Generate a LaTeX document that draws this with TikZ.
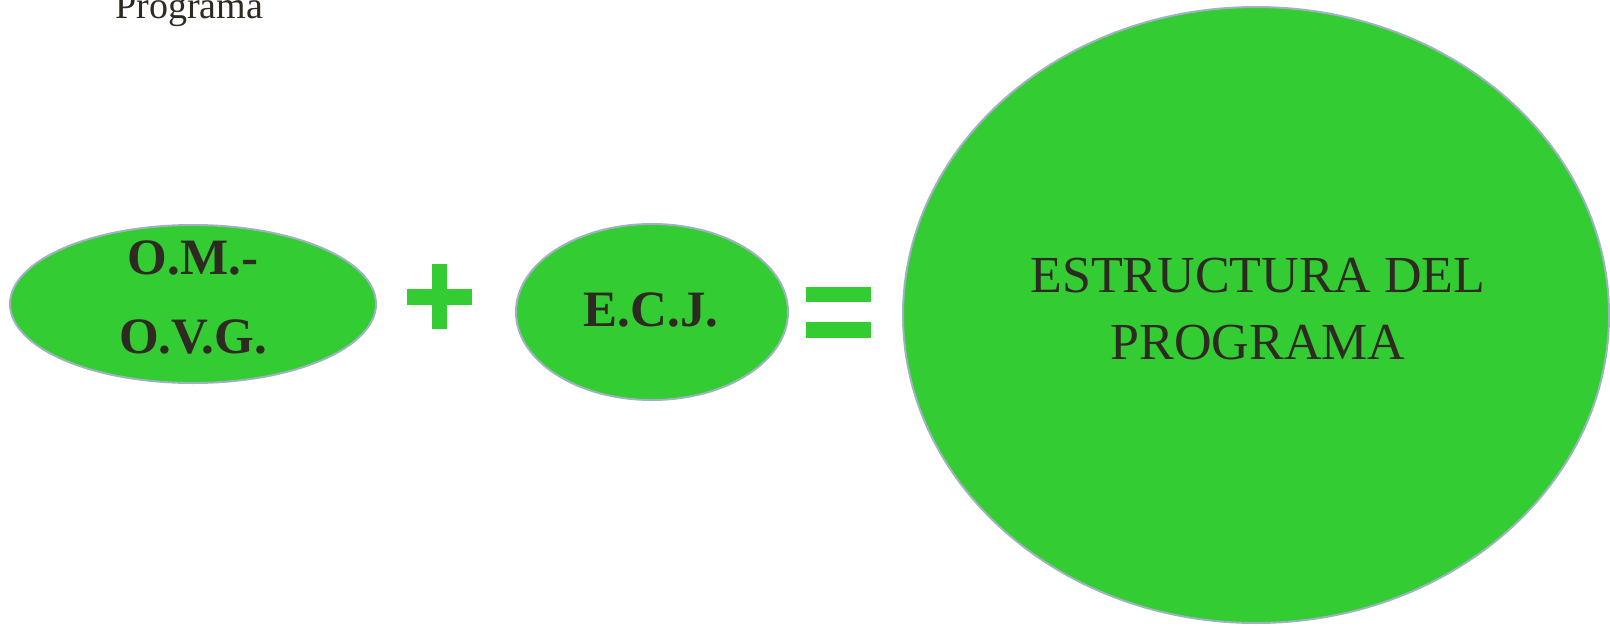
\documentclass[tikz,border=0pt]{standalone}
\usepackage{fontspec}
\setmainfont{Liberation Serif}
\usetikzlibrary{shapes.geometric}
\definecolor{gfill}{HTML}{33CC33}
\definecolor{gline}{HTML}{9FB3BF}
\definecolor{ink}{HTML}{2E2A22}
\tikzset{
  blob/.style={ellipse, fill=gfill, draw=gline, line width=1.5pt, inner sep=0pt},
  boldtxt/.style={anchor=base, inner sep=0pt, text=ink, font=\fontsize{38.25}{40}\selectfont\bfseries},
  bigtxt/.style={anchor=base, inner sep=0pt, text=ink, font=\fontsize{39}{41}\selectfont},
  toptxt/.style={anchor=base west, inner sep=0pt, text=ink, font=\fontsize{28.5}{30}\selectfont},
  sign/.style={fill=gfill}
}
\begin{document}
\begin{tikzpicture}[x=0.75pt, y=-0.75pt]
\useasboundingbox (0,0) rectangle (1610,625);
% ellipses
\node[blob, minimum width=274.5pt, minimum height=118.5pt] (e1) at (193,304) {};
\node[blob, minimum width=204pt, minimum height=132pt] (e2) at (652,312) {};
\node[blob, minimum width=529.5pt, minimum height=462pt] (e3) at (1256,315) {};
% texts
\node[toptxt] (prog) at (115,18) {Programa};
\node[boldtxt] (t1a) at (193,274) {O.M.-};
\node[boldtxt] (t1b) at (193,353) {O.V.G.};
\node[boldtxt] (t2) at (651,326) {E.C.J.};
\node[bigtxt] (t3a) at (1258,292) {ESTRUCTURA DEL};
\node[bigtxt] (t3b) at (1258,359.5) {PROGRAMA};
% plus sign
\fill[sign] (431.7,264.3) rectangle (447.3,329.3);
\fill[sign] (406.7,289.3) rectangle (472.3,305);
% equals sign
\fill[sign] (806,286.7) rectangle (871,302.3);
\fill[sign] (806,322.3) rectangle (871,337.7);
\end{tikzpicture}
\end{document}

━━━━

**TASK DIRECTIONS:** Give the data again exactly as written, with all pictures left out.

**FULL OUTPUT:**
Generate a LaTeX document that draws this with TikZ.
\documentclass[tikz,border=0pt]{standalone}
\usepackage{fontspec}
\setmainfont{Liberation Serif}
\usetikzlibrary{shapes.geometric}
\definecolor{gfill}{HTML}{33CC33}
\definecolor{gline}{HTML}{9FB3BF}
\definecolor{ink}{HTML}{2E2A22}
\tikzset{
  blob/.style={ellipse, fill=gfill, draw=gline, line width=1.5pt, inner sep=0pt},
  boldtxt/.style={anchor=base, inner sep=0pt, text=ink, font=\fontsize{38.25}{40}\selectfont\bfseries},
  bigtxt/.style={anchor=base, inner sep=0pt, text=ink, font=\fontsize{39}{41}\selectfont},
  toptxt/.style={anchor=base west, inner sep=0pt, text=ink, font=\fontsize{28.5}{30}\selectfont},
  sign/.style={fill=gfill}
}
\begin{document}
\begin{tikzpicture}[x=0.75pt, y=-0.75pt]
\useasboundingbox (0,0) rectangle (1610,625);
% ellipses
\node[blob, minimum width=274.5pt, minimum height=118.5pt] (e1) at (193,304) {};
\node[blob, minimum width=204pt, minimum height=132pt] (e2) at (652,312) {};
\node[blob, minimum width=529.5pt, minimum height=462pt] (e3) at (1256,315) {};
% texts
\node[toptxt] (prog) at (115,18) {Programa};
\node[boldtxt] (t1a) at (193,274) {O.M.-};
\node[boldtxt] (t1b) at (193,353) {O.V.G.};
\node[boldtxt] (t2) at (651,326) {E.C.J.};
\node[bigtxt] (t3a) at (1258,292) {ESTRUCTURA DEL};
\node[bigtxt] (t3b) at (1258,359.5) {PROGRAMA};
% plus sign
\fill[sign] (431.7,264.3) rectangle (447.3,329.3);
\fill[sign] (406.7,289.3) rectangle (472.3,305);
% equals sign
\fill[sign] (806,286.7) rectangle (871,302.3);
\fill[sign] (806,322.3) rectangle (871,337.7);
\end{tikzpicture}
\end{document}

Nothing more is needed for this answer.